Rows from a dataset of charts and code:
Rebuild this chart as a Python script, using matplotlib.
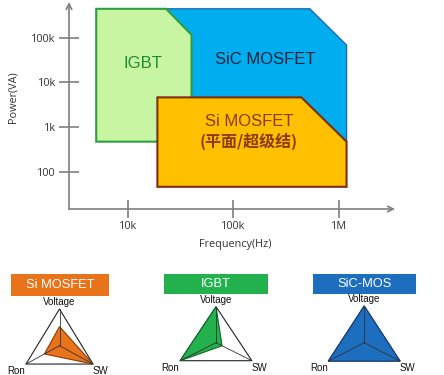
import matplotlib
matplotlib.use("Agg")
import matplotlib.pyplot as plt
from matplotlib.patches import Polygon, Rectangle
import numpy as np

# ---------------- data ----------------
freq_ticks = [1e4, 1e5, 1e6]
freq_labels = ["10k", "100k", "1M"]
power_ticks = [1e2, 1e3, 1e4, 1e5]
power_labels = ["100", "1k", "10k", "100k"]

# region outlines (frequency Hz, power VA)
igbt_f = [5.0e3, 5.0e3, 2.3e4, 4.0e4, 4.0e4]
igbt_p = [470, 4.4e5, 4.4e5, 1.15e5, 470]
sic_f = [2.3e4, 2.3e4, 5.3e5, 1.18e6, 1.18e6]
sic_p = [470, 4.4e5, 4.4e5, 6.8e4, 470]
si_f = [1.9e4, 1.9e4, 4.4e5, 1.18e6, 1.18e6]
si_p = [46, 4.6e3, 4.6e3, 470, 46]

region_names = ["IGBT", "SiC MOSFET", "Si MOSFET", "(平面/超级结)"]

# radar charts: axes order Voltage, Ron, SW
radar_axes = ["Voltage", "Ron", "SW"]
radar_titles = ["Si MOSFET", "IGBT", "SiC-MOS"]
si_vals = [0.52, 0.45, 1.0]
igbt_vals = [1.0, 1.0, 0.17]
sicmos_vals = [1.0, 1.0, 1.0]

# ---------------- figure ----------------
W, H = 444, 375
fig = plt.figure(figsize=(W / 100, H / 100), dpi=100)
fig.patch.set_facecolor("white")


def px_axes(x0, y0, x1, y1):
    return fig.add_axes([x0 / W, 1 - y1 / H, (x1 - x0) / W, (y1 - y0) / H])


AX_GRAY = "#7f7f7f"
tick_font = dict(family="Open Sans", size=7.8, color="#333333")

ax = px_axes(69, 2, 395, 209)
ax.set_xscale("log")
ax.set_yscale("log")
ax.set_xlim(10 ** 3.441, 10 ** 6.531)
ax.set_ylim(10 ** 1.166, 10 ** 5.796)
for s in ax.spines.values():
    s.set_visible(False)
ax.patch.set_alpha(0)

ax.add_patch(Polygon(np.column_stack([sic_f, sic_p]), closed=True,
                     facecolor="#00AEEF", edgecolor="#1F6AAE", lw=1.0, zorder=2))
ax.add_patch(Polygon(np.column_stack([igbt_f, igbt_p]), closed=True,
                     facecolor="#C8F5A2", edgecolor="#2E9E44", lw=1.5, zorder=3))
ax.add_patch(Polygon(np.column_stack([si_f, si_p]), closed=True,
                     facecolor="#FFC000", edgecolor="#7A2E12", lw=1.5, zorder=4))

ax.text(1.39e4, 2.7e4, region_names[0], ha="center", va="center",
        family="Liberation Sans", size=12, color="#1E8A34", zorder=5)
ax.text(1.99e5, 3.3e4, region_names[1], ha="center", va="center",
        family="Liberation Sans", size=12, color="#13233A", zorder=5)
ax.text(1.4e5, 1.36e3, region_names[2], ha="center", va="center",
        family="Liberation Sans", size=12, color="#8B3A12", zorder=5)
ax.text(1.4e5, 487, region_names[3], ha="center", va="center",
        family=["Noto Sans CJK SC", "DejaVu Sans"], weight="bold", size=11.5,
        color="#8B3A12", zorder=5)

ax.set_xticks(freq_ticks)
ax.set_xticklabels(freq_labels, **tick_font)
ax.set_yticks(power_ticks)
ax.set_yticklabels(power_labels, **tick_font)
ax.minorticks_off()
ax.tick_params(axis="x", direction="inout", length=13, width=1.2, color=AX_GRAY, pad=2)
ax.tick_params(axis="y", direction="inout", length=15, width=1.2, color=AX_GRAY, pad=2)

ax.annotate("", xy=(0, 1.0), xytext=(0, 0), xycoords="axes fraction",
            arrowprops=dict(arrowstyle="->", color=AX_GRAY, lw=1.2,
                            shrinkA=0, shrinkB=0))
ax.annotate("", xy=(1.0, 0), xytext=(0, 0), xycoords="axes fraction",
            arrowprops=dict(arrowstyle="->", color=AX_GRAY, lw=1.2,
                            shrinkA=0, shrinkB=0))

fig.text(235 / W, 1 - 245 / H, "Frequency(Hz)", ha="center", va="center",
         family="Open Sans", size=7.8, color="#333333")
fig.text(13 / W, 1 - 97 / H, "Power(VA)", ha="center", va="center",
         rotation=90, family="Open Sans", size=7.8, color="#333333")

# ---------------- radar charts ----------------
ang = np.deg2rad([90, 210, 330])
vx, vy = np.cos(ang), np.sin(ang)

radar_specs = [
    # (values, fill, edge, center px x, center px y, sx, sy, box x0, x1, y0, y1)
    (si_vals, "#E8731A", "#8A3A08", 59.5, 345.7, 38.7, 36.7, 10.7, 109, 274, 296),
    (igbt_vals, "#22B14C", "#0F6A2A", 216, 342.7, 41.4, 36, 164, 268, 274, 293.5),
    (sicmos_vals, "#1E6EC0", "#123E7A", 364.2, 342.7, 41.4, 36.7, 313, 416, 274, 293.5),
]

for (vals, fc, ec, cx, cy, sx, sy, bx0, bx1, by0, by1), title in zip(radar_specs, radar_titles):
    xl, xr, yb, yt = -1.6, 1.6, -1.05, 1.3
    rax = px_axes(cx + xl * sx, cy - yt * sy, cx + xr * sx, cy - yb * sy)
    rax.set_xlim(xl, xr)
    rax.set_ylim(yb, yt)
    rax.axis("off")
    v = np.array(vals)
    rax.add_patch(Polygon(np.column_stack([vx, vy]), closed=True,
                          facecolor="white", edgecolor="#222222", lw=0.8, zorder=1))
    rax.add_patch(Polygon(np.column_stack([vx * v, vy * v]), closed=True,
                          facecolor=fc, edgecolor=ec, lw=0.8, zorder=2))
    for k in range(3):
        rax.plot([0, vx[k]], [0, vy[k]], color="#333333", lw=0.6, zorder=3)
    rax.text(0, 1.06, radar_axes[0], ha="center", va="bottom",
             family="Liberation Sans", size=7, color="#111111")
    rax.text(vx[1] - 0.02, vy[1] - 0.19, radar_axes[1], ha="right", va="center",
             family="Liberation Sans", size=7, color="#111111")
    rax.text(vx[2], vy[2] - 0.19, radar_axes[2], ha="left", va="center",
             family="Liberation Sans", size=7, color="#111111")

    bax = px_axes(bx0, by0, bx1, by1)
    bax.axis("off")
    bax.add_patch(Rectangle((0, 0), 1, 1, transform=bax.transAxes,
                            facecolor=fc, edgecolor="none"))
    bax.text(0.5, 0.48, title, ha="center", va="center", transform=bax.transAxes,
             family="Liberation Sans", size=9.3, color="white")

fig.savefig("out.png", dpi=100)
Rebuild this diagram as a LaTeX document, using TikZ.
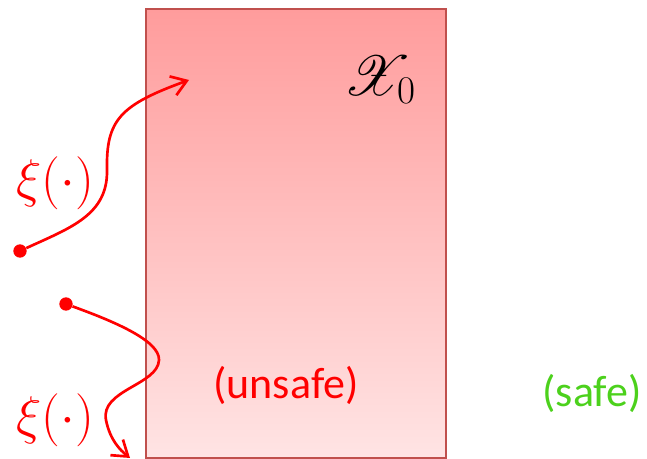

> **WHAT YOU HAVE TO DO**: Return to the listing above and set it down exactly, leaving out its pictures.

> **SOLUTION**:
Rebuild this chart as a Python script, using matplotlib.
import matplotlib
matplotlib.use("Agg")
import matplotlib.pyplot as plt
from matplotlib.patches import Polygon, Rectangle
import numpy as np

# ---------------- data ----------------
freq_ticks = [1e4, 1e5, 1e6]
freq_labels = ["10k", "100k", "1M"]
power_ticks = [1e2, 1e3, 1e4, 1e5]
power_labels = ["100", "1k", "10k", "100k"]

# region outlines (frequency Hz, power VA)
igbt_f = [5.0e3, 5.0e3, 2.3e4, 4.0e4, 4.0e4]
igbt_p = [470, 4.4e5, 4.4e5, 1.15e5, 470]
sic_f = [2.3e4, 2.3e4, 5.3e5, 1.18e6, 1.18e6]
sic_p = [470, 4.4e5, 4.4e5, 6.8e4, 470]
si_f = [1.9e4, 1.9e4, 4.4e5, 1.18e6, 1.18e6]
si_p = [46, 4.6e3, 4.6e3, 470, 46]

region_names = ["IGBT", "SiC MOSFET", "Si MOSFET", "(平面/超级结)"]

# radar charts: axes order Voltage, Ron, SW
radar_axes = ["Voltage", "Ron", "SW"]
radar_titles = ["Si MOSFET", "IGBT", "SiC-MOS"]
si_vals = [0.52, 0.45, 1.0]
igbt_vals = [1.0, 1.0, 0.17]
sicmos_vals = [1.0, 1.0, 1.0]

# ---------------- figure ----------------
W, H = 444, 375
fig = plt.figure(figsize=(W / 100, H / 100), dpi=100)
fig.patch.set_facecolor("white")


def px_axes(x0, y0, x1, y1):
    return fig.add_axes([x0 / W, 1 - y1 / H, (x1 - x0) / W, (y1 - y0) / H])


AX_GRAY = "#7f7f7f"
tick_font = dict(family="Open Sans", size=7.8, color="#333333")

ax = px_axes(69, 2, 395, 209)
ax.set_xscale("log")
ax.set_yscale("log")
ax.set_xlim(10 ** 3.441, 10 ** 6.531)
ax.set_ylim(10 ** 1.166, 10 ** 5.796)
for s in ax.spines.values():
    s.set_visible(False)
ax.patch.set_alpha(0)

ax.add_patch(Polygon(np.column_stack([sic_f, sic_p]), closed=True,
                     facecolor="#00AEEF", edgecolor="#1F6AAE", lw=1.0, zorder=2))
ax.add_patch(Polygon(np.column_stack([igbt_f, igbt_p]), closed=True,
                     facecolor="#C8F5A2", edgecolor="#2E9E44", lw=1.5, zorder=3))
ax.add_patch(Polygon(np.column_stack([si_f, si_p]), closed=True,
                     facecolor="#FFC000", edgecolor="#7A2E12", lw=1.5, zorder=4))

ax.text(1.39e4, 2.7e4, region_names[0], ha="center", va="center",
        family="Liberation Sans", size=12, color="#1E8A34", zorder=5)
ax.text(1.99e5, 3.3e4, region_names[1], ha="center", va="center",
        family="Liberation Sans", size=12, color="#13233A", zorder=5)
ax.text(1.4e5, 1.36e3, region_names[2], ha="center", va="center",
        family="Liberation Sans", size=12, color="#8B3A12", zorder=5)
ax.text(1.4e5, 487, region_names[3], ha="center", va="center",
        family=["Noto Sans CJK SC", "DejaVu Sans"], weight="bold", size=11.5,
        color="#8B3A12", zorder=5)

ax.set_xticks(freq_ticks)
ax.set_xticklabels(freq_labels, **tick_font)
ax.set_yticks(power_ticks)
ax.set_yticklabels(power_labels, **tick_font)
ax.minorticks_off()
ax.tick_params(axis="x", direction="inout", length=13, width=1.2, color=AX_GRAY, pad=2)
ax.tick_params(axis="y", direction="inout", length=15, width=1.2, color=AX_GRAY, pad=2)

ax.annotate("", xy=(0, 1.0), xytext=(0, 0), xycoords="axes fraction",
            arrowprops=dict(arrowstyle="->", color=AX_GRAY, lw=1.2,
                            shrinkA=0, shrinkB=0))
ax.annotate("", xy=(1.0, 0), xytext=(0, 0), xycoords="axes fraction",
            arrowprops=dict(arrowstyle="->", color=AX_GRAY, lw=1.2,
                            shrinkA=0, shrinkB=0))

fig.text(235 / W, 1 - 245 / H, "Frequency(Hz)", ha="center", va="center",
         family="Open Sans", size=7.8, color="#333333")
fig.text(13 / W, 1 - 97 / H, "Power(VA)", ha="center", va="center",
         rotation=90, family="Open Sans", size=7.8, color="#333333")

# ---------------- radar charts ----------------
ang = np.deg2rad([90, 210, 330])
vx, vy = np.cos(ang), np.sin(ang)

radar_specs = [
    # (values, fill, edge, center px x, center px y, sx, sy, box x0, x1, y0, y1)
    (si_vals, "#E8731A", "#8A3A08", 59.5, 345.7, 38.7, 36.7, 10.7, 109, 274, 296),
    (igbt_vals, "#22B14C", "#0F6A2A", 216, 342.7, 41.4, 36, 164, 268, 274, 293.5),
    (sicmos_vals, "#1E6EC0", "#123E7A", 364.2, 342.7, 41.4, 36.7, 313, 416, 274, 293.5),
]

for (vals, fc, ec, cx, cy, sx, sy, bx0, bx1, by0, by1), title in zip(radar_specs, radar_titles):
    xl, xr, yb, yt = -1.6, 1.6, -1.05, 1.3
    rax = px_axes(cx + xl * sx, cy - yt * sy, cx + xr * sx, cy - yb * sy)
    rax.set_xlim(xl, xr)
    rax.set_ylim(yb, yt)
    rax.axis("off")
    v = np.array(vals)
    rax.add_patch(Polygon(np.column_stack([vx, vy]), closed=True,
                          facecolor="white", edgecolor="#222222", lw=0.8, zorder=1))
    rax.add_patch(Polygon(np.column_stack([vx * v, vy * v]), closed=True,
                          facecolor=fc, edgecolor=ec, lw=0.8, zorder=2))
    for k in range(3):
        rax.plot([0, vx[k]], [0, vy[k]], color="#333333", lw=0.6, zorder=3)
    rax.text(0, 1.06, radar_axes[0], ha="center", va="bottom",
             family="Liberation Sans", size=7, color="#111111")
    rax.text(vx[1] - 0.02, vy[1] - 0.19, radar_axes[1], ha="right", va="center",
             family="Liberation Sans", size=7, color="#111111")
    rax.text(vx[2], vy[2] - 0.19, radar_axes[2], ha="left", va="center",
             family="Liberation Sans", size=7, color="#111111")

    bax = px_axes(bx0, by0, bx1, by1)
    bax.axis("off")
    bax.add_patch(Rectangle((0, 0), 1, 1, transform=bax.transAxes,
                            facecolor=fc, edgecolor="none"))
    bax.text(0.5, 0.48, title, ha="center", va="center", transform=bax.transAxes,
             family="Liberation Sans", size=9.3, color="white")

fig.savefig("out.png", dpi=100)
Rebuild this diagram as a LaTeX document, using TikZ.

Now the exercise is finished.